- [Available data]
════════════════════

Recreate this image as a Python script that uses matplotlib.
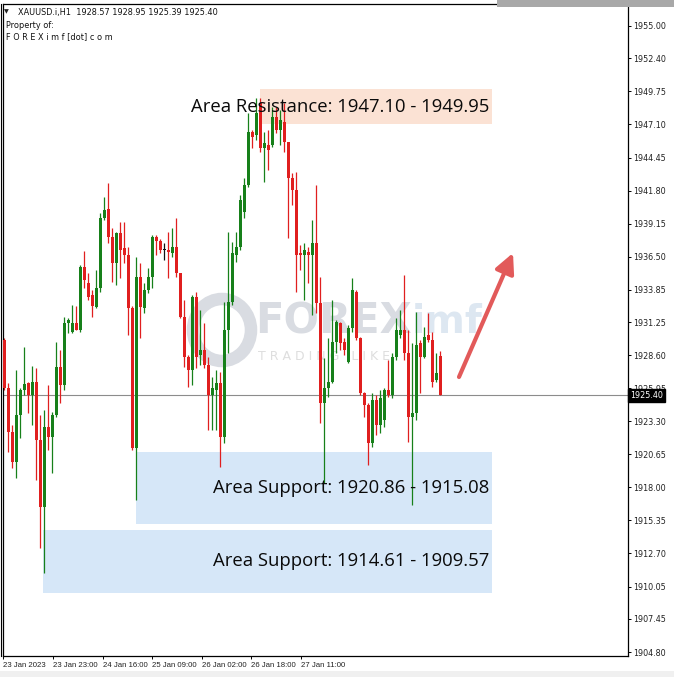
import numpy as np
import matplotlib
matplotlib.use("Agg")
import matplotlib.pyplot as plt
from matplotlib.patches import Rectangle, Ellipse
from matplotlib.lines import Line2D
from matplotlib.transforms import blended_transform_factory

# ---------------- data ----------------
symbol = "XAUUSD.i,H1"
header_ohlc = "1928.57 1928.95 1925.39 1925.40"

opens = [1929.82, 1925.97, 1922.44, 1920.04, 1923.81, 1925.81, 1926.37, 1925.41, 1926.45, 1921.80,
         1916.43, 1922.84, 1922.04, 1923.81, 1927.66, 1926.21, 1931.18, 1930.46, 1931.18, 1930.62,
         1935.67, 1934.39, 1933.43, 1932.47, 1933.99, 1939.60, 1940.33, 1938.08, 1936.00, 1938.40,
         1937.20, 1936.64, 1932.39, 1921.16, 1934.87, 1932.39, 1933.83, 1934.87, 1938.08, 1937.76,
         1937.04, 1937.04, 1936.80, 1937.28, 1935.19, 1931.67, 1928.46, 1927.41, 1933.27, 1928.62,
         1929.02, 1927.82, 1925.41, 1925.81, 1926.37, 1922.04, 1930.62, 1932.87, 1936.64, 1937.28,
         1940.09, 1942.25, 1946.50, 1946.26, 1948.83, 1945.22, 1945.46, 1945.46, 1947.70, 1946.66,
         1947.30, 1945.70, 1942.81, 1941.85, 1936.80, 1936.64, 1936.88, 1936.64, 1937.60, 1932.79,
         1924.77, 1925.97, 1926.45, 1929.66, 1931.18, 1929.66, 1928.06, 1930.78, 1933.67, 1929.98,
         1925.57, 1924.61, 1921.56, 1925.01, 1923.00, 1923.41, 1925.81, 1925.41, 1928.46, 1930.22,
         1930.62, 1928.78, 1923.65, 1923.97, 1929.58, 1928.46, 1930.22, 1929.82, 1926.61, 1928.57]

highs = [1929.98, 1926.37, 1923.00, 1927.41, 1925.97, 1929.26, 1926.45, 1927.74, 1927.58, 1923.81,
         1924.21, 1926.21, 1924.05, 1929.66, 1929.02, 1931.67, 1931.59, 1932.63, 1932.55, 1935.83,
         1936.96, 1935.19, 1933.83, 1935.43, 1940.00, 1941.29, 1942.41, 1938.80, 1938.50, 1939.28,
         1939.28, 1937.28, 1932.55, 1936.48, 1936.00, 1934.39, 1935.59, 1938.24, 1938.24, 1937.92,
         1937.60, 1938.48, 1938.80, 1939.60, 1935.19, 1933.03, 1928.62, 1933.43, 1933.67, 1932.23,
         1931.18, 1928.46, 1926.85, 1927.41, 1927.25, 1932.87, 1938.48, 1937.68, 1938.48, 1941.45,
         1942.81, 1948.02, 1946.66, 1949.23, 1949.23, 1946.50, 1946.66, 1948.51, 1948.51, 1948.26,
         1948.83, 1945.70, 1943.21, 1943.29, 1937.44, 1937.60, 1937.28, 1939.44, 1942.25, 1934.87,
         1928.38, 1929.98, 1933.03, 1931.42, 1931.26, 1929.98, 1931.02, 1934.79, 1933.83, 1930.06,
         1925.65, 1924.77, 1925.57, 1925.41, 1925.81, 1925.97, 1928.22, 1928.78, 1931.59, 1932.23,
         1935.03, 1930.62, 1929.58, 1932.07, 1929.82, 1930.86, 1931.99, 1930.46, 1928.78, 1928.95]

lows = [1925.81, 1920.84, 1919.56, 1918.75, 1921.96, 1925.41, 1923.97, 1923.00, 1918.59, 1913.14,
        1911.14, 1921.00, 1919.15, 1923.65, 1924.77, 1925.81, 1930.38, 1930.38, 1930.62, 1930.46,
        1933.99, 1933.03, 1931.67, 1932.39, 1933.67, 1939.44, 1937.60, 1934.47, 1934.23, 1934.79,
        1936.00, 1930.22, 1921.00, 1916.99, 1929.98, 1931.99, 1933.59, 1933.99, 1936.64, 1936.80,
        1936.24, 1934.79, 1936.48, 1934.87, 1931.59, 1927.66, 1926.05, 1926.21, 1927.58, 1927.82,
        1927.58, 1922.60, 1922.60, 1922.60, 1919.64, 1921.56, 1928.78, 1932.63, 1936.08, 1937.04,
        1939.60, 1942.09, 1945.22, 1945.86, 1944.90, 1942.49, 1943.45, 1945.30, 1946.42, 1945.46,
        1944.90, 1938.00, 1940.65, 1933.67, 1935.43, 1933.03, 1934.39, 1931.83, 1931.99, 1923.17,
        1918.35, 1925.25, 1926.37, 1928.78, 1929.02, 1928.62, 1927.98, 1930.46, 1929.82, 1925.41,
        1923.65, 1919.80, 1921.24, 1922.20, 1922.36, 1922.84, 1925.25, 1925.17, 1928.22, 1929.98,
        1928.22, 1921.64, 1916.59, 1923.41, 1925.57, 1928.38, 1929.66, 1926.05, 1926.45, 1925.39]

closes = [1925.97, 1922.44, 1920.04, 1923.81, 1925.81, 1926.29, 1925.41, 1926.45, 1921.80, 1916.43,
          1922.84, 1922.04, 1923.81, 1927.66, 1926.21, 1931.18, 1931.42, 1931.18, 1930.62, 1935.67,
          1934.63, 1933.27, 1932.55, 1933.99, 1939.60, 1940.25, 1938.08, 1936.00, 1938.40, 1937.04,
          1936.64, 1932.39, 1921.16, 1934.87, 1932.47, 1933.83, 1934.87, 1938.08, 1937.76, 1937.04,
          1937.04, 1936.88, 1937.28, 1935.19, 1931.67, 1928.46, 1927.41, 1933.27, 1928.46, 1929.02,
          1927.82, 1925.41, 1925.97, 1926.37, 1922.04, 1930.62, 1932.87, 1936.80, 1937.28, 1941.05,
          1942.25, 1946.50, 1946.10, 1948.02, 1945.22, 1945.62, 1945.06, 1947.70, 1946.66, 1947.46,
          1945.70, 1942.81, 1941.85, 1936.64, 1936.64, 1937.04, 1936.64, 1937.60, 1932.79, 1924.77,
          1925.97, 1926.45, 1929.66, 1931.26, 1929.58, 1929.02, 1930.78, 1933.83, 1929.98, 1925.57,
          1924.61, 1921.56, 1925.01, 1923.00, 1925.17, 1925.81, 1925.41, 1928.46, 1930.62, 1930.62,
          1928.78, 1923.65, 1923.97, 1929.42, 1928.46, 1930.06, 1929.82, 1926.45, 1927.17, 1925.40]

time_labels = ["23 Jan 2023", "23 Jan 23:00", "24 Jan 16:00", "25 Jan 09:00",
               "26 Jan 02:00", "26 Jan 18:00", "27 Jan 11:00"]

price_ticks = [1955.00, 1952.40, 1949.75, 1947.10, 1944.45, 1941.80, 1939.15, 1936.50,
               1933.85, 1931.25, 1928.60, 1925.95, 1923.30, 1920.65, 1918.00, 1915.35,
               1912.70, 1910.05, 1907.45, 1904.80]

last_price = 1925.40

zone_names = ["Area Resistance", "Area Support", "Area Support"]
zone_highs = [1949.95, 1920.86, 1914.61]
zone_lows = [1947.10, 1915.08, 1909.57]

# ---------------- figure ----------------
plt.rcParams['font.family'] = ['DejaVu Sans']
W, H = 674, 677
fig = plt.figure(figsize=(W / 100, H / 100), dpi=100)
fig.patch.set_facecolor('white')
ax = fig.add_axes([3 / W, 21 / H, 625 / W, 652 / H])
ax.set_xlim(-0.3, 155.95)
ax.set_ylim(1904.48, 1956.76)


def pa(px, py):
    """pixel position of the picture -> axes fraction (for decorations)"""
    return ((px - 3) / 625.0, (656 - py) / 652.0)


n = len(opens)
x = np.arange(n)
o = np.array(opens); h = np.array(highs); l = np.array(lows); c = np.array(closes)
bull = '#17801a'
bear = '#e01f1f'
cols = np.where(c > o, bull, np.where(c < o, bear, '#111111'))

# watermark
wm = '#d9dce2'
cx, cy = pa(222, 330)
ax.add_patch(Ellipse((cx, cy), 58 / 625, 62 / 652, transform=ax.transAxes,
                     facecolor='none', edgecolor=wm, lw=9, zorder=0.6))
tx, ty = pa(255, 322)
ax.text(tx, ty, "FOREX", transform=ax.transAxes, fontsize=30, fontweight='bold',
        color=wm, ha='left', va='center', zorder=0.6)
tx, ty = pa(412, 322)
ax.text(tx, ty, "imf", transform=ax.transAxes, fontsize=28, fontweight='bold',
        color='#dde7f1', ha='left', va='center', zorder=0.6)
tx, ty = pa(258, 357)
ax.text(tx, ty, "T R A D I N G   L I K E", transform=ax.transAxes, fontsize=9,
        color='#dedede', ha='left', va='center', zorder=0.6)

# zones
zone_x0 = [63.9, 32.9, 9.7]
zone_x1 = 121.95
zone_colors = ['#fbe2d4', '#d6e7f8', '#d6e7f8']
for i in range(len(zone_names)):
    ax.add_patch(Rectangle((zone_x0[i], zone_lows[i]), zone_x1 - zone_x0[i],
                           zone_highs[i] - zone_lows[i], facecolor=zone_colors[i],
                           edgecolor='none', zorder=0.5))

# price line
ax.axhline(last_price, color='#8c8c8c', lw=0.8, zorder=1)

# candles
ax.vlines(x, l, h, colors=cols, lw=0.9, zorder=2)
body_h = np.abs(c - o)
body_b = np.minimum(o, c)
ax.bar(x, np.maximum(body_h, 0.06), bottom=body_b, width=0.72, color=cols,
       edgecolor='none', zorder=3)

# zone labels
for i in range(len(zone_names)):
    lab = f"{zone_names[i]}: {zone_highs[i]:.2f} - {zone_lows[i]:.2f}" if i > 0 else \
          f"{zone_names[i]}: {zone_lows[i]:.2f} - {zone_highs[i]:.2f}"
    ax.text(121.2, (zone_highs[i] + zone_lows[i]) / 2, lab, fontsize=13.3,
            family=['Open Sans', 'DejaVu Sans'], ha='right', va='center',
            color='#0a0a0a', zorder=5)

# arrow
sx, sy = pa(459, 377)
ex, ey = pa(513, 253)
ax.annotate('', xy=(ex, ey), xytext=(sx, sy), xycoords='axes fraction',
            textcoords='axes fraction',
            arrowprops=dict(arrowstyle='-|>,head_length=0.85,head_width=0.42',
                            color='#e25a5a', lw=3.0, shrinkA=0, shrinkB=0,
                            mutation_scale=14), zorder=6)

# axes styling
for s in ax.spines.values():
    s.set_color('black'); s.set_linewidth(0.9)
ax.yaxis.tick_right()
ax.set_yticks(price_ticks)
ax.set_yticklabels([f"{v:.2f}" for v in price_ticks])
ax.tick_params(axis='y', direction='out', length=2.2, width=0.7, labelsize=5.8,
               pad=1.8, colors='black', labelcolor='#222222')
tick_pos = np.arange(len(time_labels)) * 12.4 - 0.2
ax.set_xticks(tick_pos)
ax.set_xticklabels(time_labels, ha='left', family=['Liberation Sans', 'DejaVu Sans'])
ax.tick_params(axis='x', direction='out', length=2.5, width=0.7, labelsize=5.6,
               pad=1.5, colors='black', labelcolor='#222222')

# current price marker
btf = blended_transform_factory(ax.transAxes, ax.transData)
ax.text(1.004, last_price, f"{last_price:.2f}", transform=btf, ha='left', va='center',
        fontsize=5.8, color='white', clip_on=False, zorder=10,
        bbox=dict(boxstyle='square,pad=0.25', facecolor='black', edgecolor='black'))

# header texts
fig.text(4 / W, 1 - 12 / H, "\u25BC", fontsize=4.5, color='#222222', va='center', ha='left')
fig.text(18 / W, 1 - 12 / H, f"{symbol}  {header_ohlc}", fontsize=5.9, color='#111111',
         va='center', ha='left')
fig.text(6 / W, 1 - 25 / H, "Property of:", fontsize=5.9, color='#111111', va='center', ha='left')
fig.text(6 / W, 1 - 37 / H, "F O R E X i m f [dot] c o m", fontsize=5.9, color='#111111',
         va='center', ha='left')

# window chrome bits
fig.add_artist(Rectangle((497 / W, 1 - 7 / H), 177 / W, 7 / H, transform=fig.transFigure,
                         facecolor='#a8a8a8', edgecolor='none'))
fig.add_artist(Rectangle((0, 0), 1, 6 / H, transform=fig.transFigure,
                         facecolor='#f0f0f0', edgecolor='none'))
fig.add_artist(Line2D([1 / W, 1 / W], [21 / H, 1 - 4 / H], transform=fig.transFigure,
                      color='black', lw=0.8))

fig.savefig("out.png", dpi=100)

════════════════════

- [Exercise]
Everything from the first line of the listing above through the line that contains "from matplotlib.transforms import" is to be restated word for word, minus the pictures.

- [Solution to this exercise]
Recreate this image as a Python script that uses matplotlib.
import numpy as np
import matplotlib
matplotlib.use("Agg")
import matplotlib.pyplot as plt
from matplotlib.patches import Rectangle, Ellipse
from matplotlib.lines import Line2D
from matplotlib.transforms import blended_transform_factory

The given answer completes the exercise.